Erin gave her a wry half-smile. “I’ll try.”
Becca watched Shelly disappear and felt like she was drowning. All of a sudden, the only people in the store were her and Erin. There would be no interruption to save her now. She stared down at Erin’s long fingers, almost without realizing that she was avoiding eye contact. After a minute, Erin’s hands began to sway slowly back and forth on the worn surface, like she was playing with a cat.
Becca looked up whe
n she realized that she was following them through a second pass across the counter. One corner of Erin’s mouth quirked up in amusement. “Sorry. I couldn’t resist. You think you’re about ready to talk now?”
“Here?” Becca stared frantically at the front door as if all of Wolf’s Point was about to stampede through the doors looking for remodeling supplies.

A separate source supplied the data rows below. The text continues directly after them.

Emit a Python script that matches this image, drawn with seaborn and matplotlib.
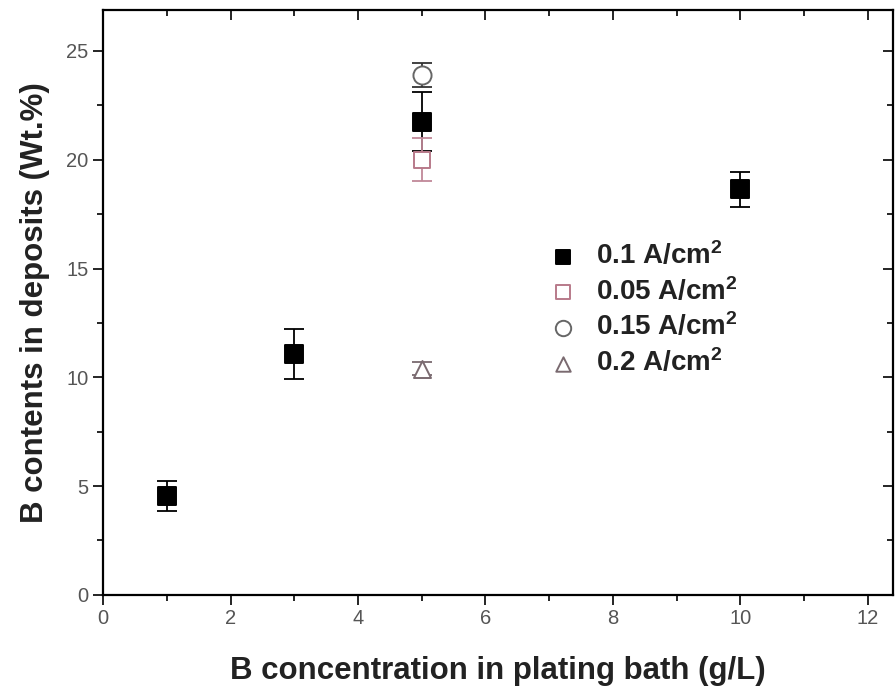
import matplotlib
matplotlib.use("Agg")
import matplotlib.pyplot as plt
from matplotlib.ticker import MultipleLocator
import seaborn as sns
import pandas as pd

# data
series = ["0.1 A/cm$^2$", "0.05 A/cm$^2$", "0.15 A/cm$^2$", "0.2 A/cm$^2$"]
x_01 = [1, 3, 5, 10]
y_01 = [4.55, 11.05, 21.75, 18.65]
e_01 = [0.7, 1.15, 1.35, 0.8]
x_005 = [5]
y_005 = [20.0]
e_005 = [1.0]
x_015 = [5]
y_015 = [23.9]
e_015 = [0.55]
x_02 = [5]
y_02 = [10.4]
e_02 = [0.3]

xs = [x_01, x_005, x_015, x_02]
ys = [y_01, y_005, y_015, y_02]
es = [e_01, e_005, e_015, e_02]

rows = []
for name, xx, yy, ee in zip(series, xs, ys, es):
    for a, b, c in zip(xx, yy, ee):
        rows.append({"conc": a, "B": b, "err": c, "series": name})
df = pd.DataFrame(rows)

sns.set_theme(style="white")
plt.rcParams['font.family'] = ['Liberation Sans', 'DejaVu Sans']
plt.rcParams['mathtext.default'] = 'regular'

fig = plt.figure(figsize=(8.96, 6.9), dpi=100)
ax = fig.add_axes([0.115, 0.138, 0.882, 0.848])

markers = {series[0]: "s", series[1]: "s", series[2]: "o", series[3]: "^"}
faces = {series[0]: "black", series[1]: "white", series[2]: "white", series[3]: "white"}
edges = {series[0]: "black", series[1]: "#b87a8a", series[2]: "#666666", series[3]: "#7a6a70"}
ecolors = {series[0]: "black", series[1]: "#c08898", series[2]: "#333333", series[3]: "#7a6a70"}
sizes = {series[0]: 160, series[1]: 140, series[2]: 170, series[3]: 150}

for name in series:
    sub = df[df["series"] == name]
    ax.errorbar(sub["conc"], sub["B"], yerr=sub["err"], fmt="none",
                ecolor=ecolors[name], elinewidth=1.3, capsize=7, capthick=1.3, zorder=2)
    sns.scatterplot(data=sub, x="conc", y="B", marker=markers[name], s=sizes[name],
                    color=faces[name], edgecolor=edges[name], linewidth=1.4,
                    label=name, ax=ax, zorder=3)

ax.set_xlim(0, 12.4)
ax.set_ylim(0, 26.9)
ax.xaxis.set_major_locator(MultipleLocator(2))
ax.xaxis.set_minor_locator(MultipleLocator(1))
ax.yaxis.set_major_locator(MultipleLocator(5))
ax.yaxis.set_minor_locator(MultipleLocator(2.5))

ax.tick_params(which="both", direction="out", bottom=True, left=True, colors="black",
               labelcolor="#555555", labelsize=14.5, width=1.2)
ax.tick_params(which="major", length=7)
ax.tick_params(which="minor", length=4)
ax.tick_params(which="both", top=True, right=True)
for t in ax.xaxis.get_ticklines(minor=False)[1::2] + ax.xaxis.get_ticklines(minor=True)[1::2]:
    t.set_marker(3)
for t in ax.yaxis.get_ticklines(minor=False)[1::2] + ax.yaxis.get_ticklines(minor=True)[1::2]:
    t.set_marker(0)

for s in ax.spines.values():
    s.set_color("black")
    s.set_linewidth(1.6)

ax.set_xlabel("B concentration in plating bath (g/L)", fontsize=22.5, fontweight="bold",
              color="#222222", labelpad=20)
ax.set_ylabel("B contents in deposits (Wt.%)", fontsize=22.5, fontweight="bold",
              color="#222222", labelpad=12)

leg = ax.legend(loc="upper left", bbox_to_anchor=(0.522, 0.647), frameon=False,
                prop={"weight": "bold", "size": 20}, handletextpad=0.4,
                handlelength=1.6, labelspacing=0.25, markerscale=0.85)
for t in leg.get_texts():
    t.set_color("#222222")

fig.savefig("out.png", dpi=100)
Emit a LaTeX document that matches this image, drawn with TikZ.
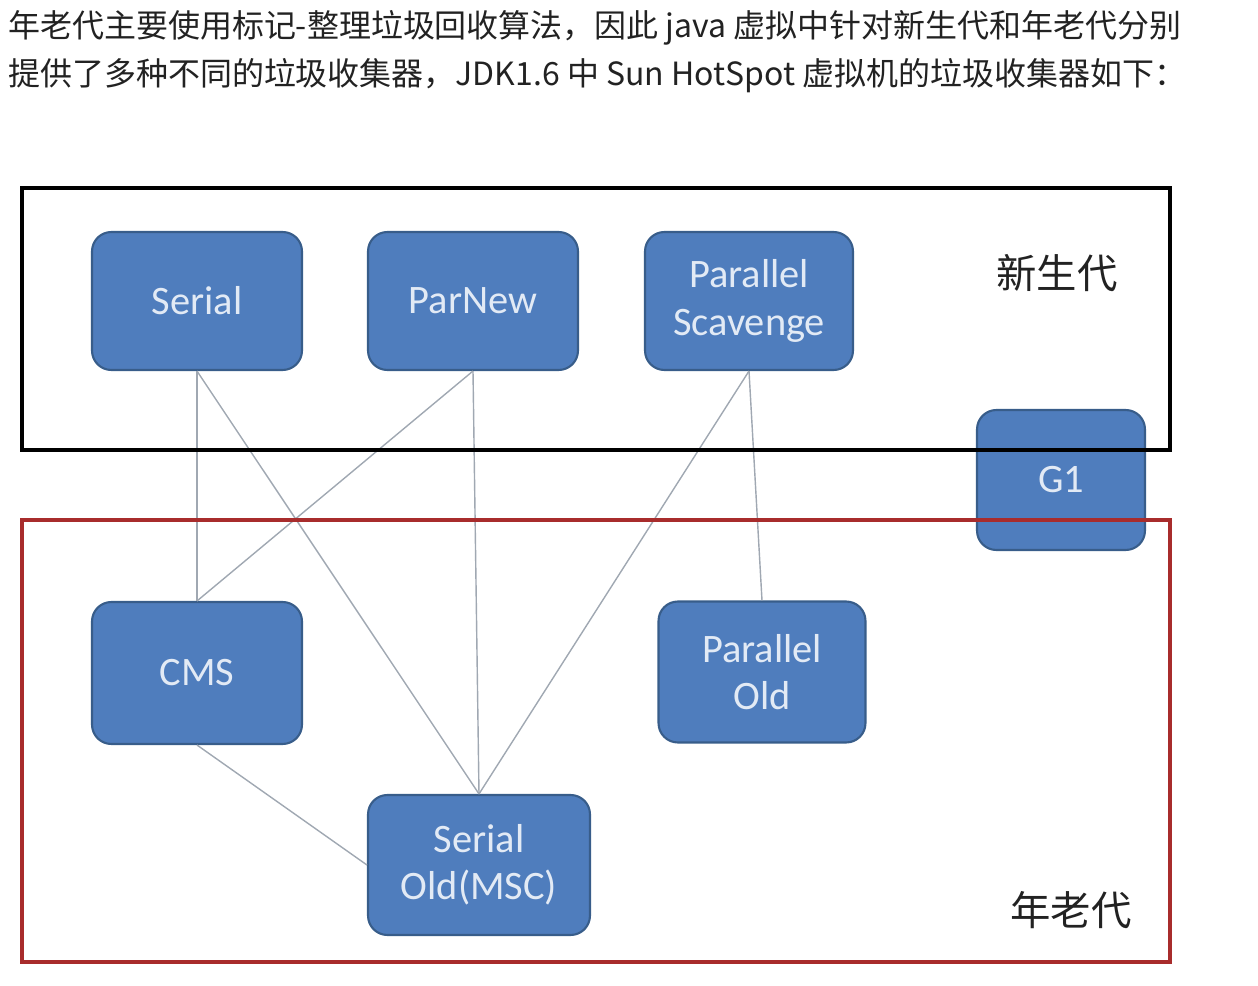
\documentclass[tikz,border=0pt]{standalone}
\usepackage{fontspec}
\usepackage{xcolor}
\usepackage{tikz}
\setmainfont{Liberation Sans}
\newfontfamily\cjk{Noto Sans CJK SC}
\newfontfamily\boxfont{Carlito}
\definecolor{boxFill}{RGB}{79, 125, 189}
\definecolor{boxBorder}{RGB}{56, 93, 138}
\definecolor{boxText}{RGB}{226, 234, 245}
\definecolor{linkColor}{RGB}{160, 168, 178}
\definecolor{oldRed}{RGB}{168, 44, 44}
\definecolor{textColor}{RGB}{34, 34, 34}

\begin{document}
\begin{tikzpicture}[x=0.02cm, y=-0.02cm,
    gcbox/.style={draw=boxBorder, fill=boxFill, line width=1.2pt, rounded corners=11pt,
      text=boxText, align=center, inner sep=0pt,
      font=\boxfont\fontsize{23}{27}\selectfont},
    link/.style={linkColor, line width=0.8pt},
    genlabel/.style={textColor, font=\cjk\fontsize{23}{26}\selectfont}]
    \useasboundingbox (0,0) rectangle (1258,986);

    % Heading text
    \node[anchor=west, textColor, font=\cjk\fontsize{18.2}{27}\selectfont] (line1) at (2,28)
      {年老代主要使用标记-整理垃圾回收算法，因此 java 虚拟中针对新生代和年老代分别};
    \node[anchor=west, textColor, font=\cjk\fontsize{18.2}{27}\selectfont] (line2) at (2,76)
      {提供了多种不同的垃圾收集器，JDK1.6 中 Sun HotSpot 虚拟机的垃圾收集器如下：};

    % Young generation collectors
    \node[gcbox, minimum width=4.2cm, minimum height=2.76cm] (serial) at (197,301) {Serial};
    \node[gcbox, minimum width=4.2cm, minimum height=2.76cm] (parnew) at (473,301) {ParNew};
    \node[gcbox, minimum width=4.16cm, minimum height=2.76cm] (parscav) at (749,301) {Parallel\\Scavenge};

    % G1 spans both generations
    \node[gcbox, minimum width=3.36cm, minimum height=2.8cm] (g1) at (1061,480) {G1};

    % Old generation collectors
    \node[gcbox, minimum width=4.2cm, minimum height=2.84cm] (cms) at (197,673) {CMS};
    \node[gcbox, minimum width=4.14cm, minimum height=2.82cm] (parold) at (762,672) {Parallel\\Old};
    \node[gcbox, minimum width=4.44cm, minimum height=2.8cm] (serold) at (479,865) {Serial\\Old(MSC)};

    % Which collectors work together
    \draw[link] (serial.south) -- (cms.north);
    \draw[link] (serial.south) -- (serold.north);
    \draw[link] (parnew.south) -- (cms.north);
    \draw[link] (parnew.south) -- (serold.north);
    \draw[link] (parscav.south) -- (serold.north);
    \draw[link] (parscav.south) -- (parold.north);
    \draw[link] (cms.south) -- (serold.west);

    % Generation frames
    \draw[line width=2.2pt] (22,188) rectangle (1170,450);
    \draw[oldRed, line width=1.8pt] (22,520) rectangle (1170,962);
    \node[genlabel] (young) at (1057,273) {新生代};
    \node[genlabel] (old) at (1071,910) {年老代};
\end{tikzpicture}
\end{document}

“Well, it is fifteen minutes before closing time. I can certainly wait that long. I need some stuff for my house anyway.” Erin walked away and down the nearest aisle and began picking up things, looking at them as if she wasn’t quite seeing them.
Becca thought about smacking her head against the counter a few times. It might help. Instead, she watched Erin. The silence went on long enough to feel her guts get all churny as well as to develop a distinct impression that she was being out of line. If she wasn’t going to think about Erin that way, then she shouldn’t be ogling her, right?
Except…when had she decided what she was going to think about Erin at all? She had a brief flash of running with her neighbor through the streets as humans, then around the mountain as wolves. The memory of the hours that they’d spent together since she’d started to change were, for the most part, pleasant. And she knew she liked Erin. Was that enough to want something more?
Fifteen minutes took an eternity, but finally, when she couldn’t stand it anymore, Becca went over and locked the door and flipped the sign to “Closed.” Now she just had to find the words to say whatever it was that she needed to say. When she turned around, Erin was back at the counter. “Look…” they both said at once before dropping into a tense silence.